Derivational Lexicons for German: DErivBase and DErivCELEX

DErivBase is a large-coverage derivational lexicon for German (Zeller et al., 2013). It consists of derivational families, groups of lemmas which are derivationally related among each other. Since v2.0, such derivational families are automatically split into semantically consistent clusters (Zeller et al., 2014). Version 2.0 covers 280,336 lemmas; 65,420 of them are grouped into 20,371 non-singleton families (i.e., 214,916 are singleton families). The lexicon was extracted from SDeWAC, a large German web corpus, with HOFM, a rule-based framework written in Haskell

DErivCELEX is a derivational lexicon for German (Shafaei et al., 2017) with a structure similar to DErivBase. It was constructed on the basis of German CELEX, a large, manually constructed lexicon resource. DErivCELEX covers roughly 47.000 lemmas grouped into 28.000 families. Its lexical coverage is lower than that of DErivBase (in particular with regard to the long tail of infrequent words), but it is built on the basis of a cleaner resource and thus contains fewer false positives.

Choose your favourite DErivBase version here:

DErivBase version Features Download link
v2.0 Morphological families are split into semantically coherent subclusters (cf. Zeller et al. 2014)
v1.4.1 Morphological families built with 267 derivation rules (incl. meaning-changing prefixations) + bugfix
v1.4 Morphological families built with 267 derivation rules (incl. meaning-changing prefixations)
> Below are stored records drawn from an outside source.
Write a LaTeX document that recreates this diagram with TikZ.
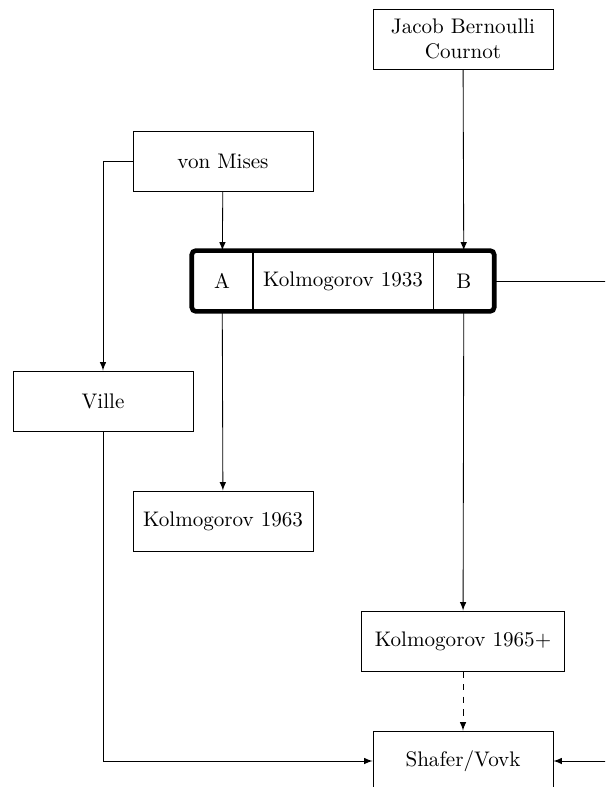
\documentclass[tikz,border=0pt]{standalone}
\usepackage{tikz}
\usetikzlibrary{positioning}
\usetikzlibrary{calc}
\usetikzlibrary{arrows, arrows.meta}

\begin{document}
\begin{tikzpicture}[
    auto,
    histBox/.style={rectangle,
    draw=black,
    minimum width=3cm,
    minimum height=1cm,
    inner xsep=6.5pt,
    align=center},
    cellBox/.style={rectangle,
    draw=black,
    minimum height=1cm,
    inner xsep=2pt},
    >=latex
    ]
    \clip[use as bounding box] (-5.7167,-8.4333) rectangle (4.3667,4.6833);
    \node[cellBox, minimum width=3cm] (k33) {Kolmogorov 1933};
    \node[cellBox, minimum width=1cm, left=0pt of k33] (A) {A};
    \node[cellBox, minimum width=1cm, right=0pt of k33] (B) {B};
    \draw[line width=2.2pt, rounded corners=2pt] (A.north west) rectangle (B.south east);
    \node[histBox] (jb) [xshift=2cm, yshift=4.03cm] {Jacob Bernoulli\\Cournot};
    \draw[->] (jb) -- (B);
    \node[histBox] (vm) [xshift=-2cm, yshift=2cm] {von Mises};
    \draw[->] (vm) -- (A);
    \node[histBox] (ville) [xshift=-4cm, yshift=-2cm] {Ville};
    \draw[->] (vm.west) -| (ville.north);
    \node[histBox, inner xsep=2pt] (k63) [xshift=-2cm, yshift=-4cm] {Kolmogorov 1963};
    \draw[->] (A) -- (k63);
    \node[histBox] (k65) [xshift=2cm, yshift=-6cm] {Kolmogorov 1965+};
    \draw[->] (B) -- (k65);
    \node[histBox] (sv) [xshift=2cm, yshift=-8cm] {Shafer/Vovk};
    \draw[->, dashed] (k65) -- (sv);
    \draw[->] (ville.south) |- (sv.west);
    \coordinate (out) at (5,0);
    \draw[->] (B.east) -- (out) |- (sv.east);
  \end{tikzpicture}
\end{document}
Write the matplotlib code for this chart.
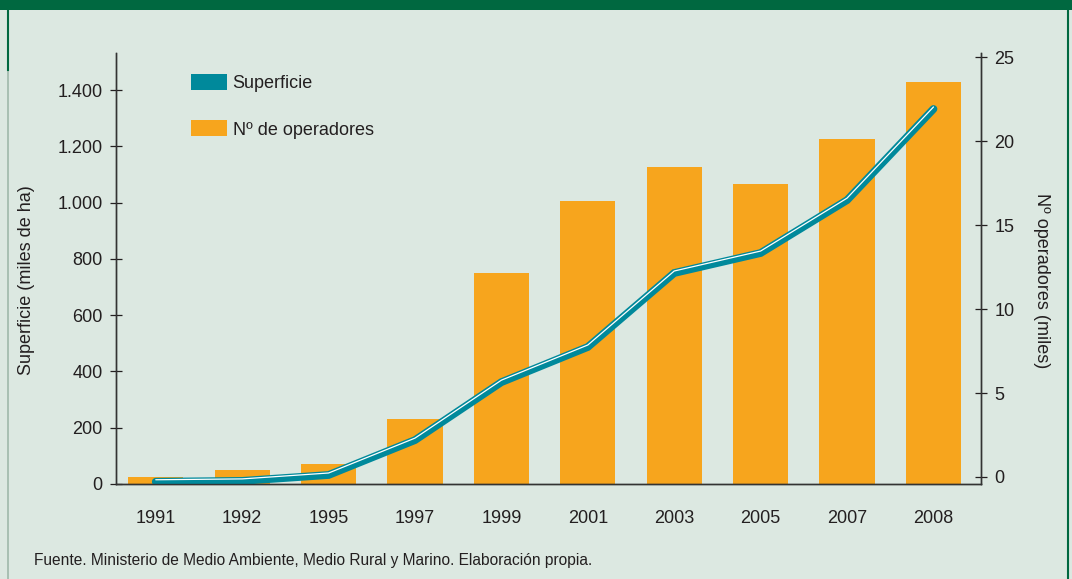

Choose your favorite DErivCELEX version here (both described in Shafaei et al. 2017):

DErivCELEX version Features Download link
V1 Distinguishes conversion/derivation vs. composition as encoded in CELEX DErivCelex-v1.txt
V2 Treats prefix verbs (which are analysed as composition in CELEX) as cases of derivation. DErivCelex-v2.txt

The gold-annotated evaluation datasets described in the DErivBase paper are available here: test-samples.tar

For further details on DErivBase's build process, versions, and data format, please consult the documentation.


DErivBase and DErivCELEX are made available under the CreativeCommons license CC BY-SA 3.0. By downloading the software and/or lexicon, you acknowledge the terms and conditions of the CC BY-SA license.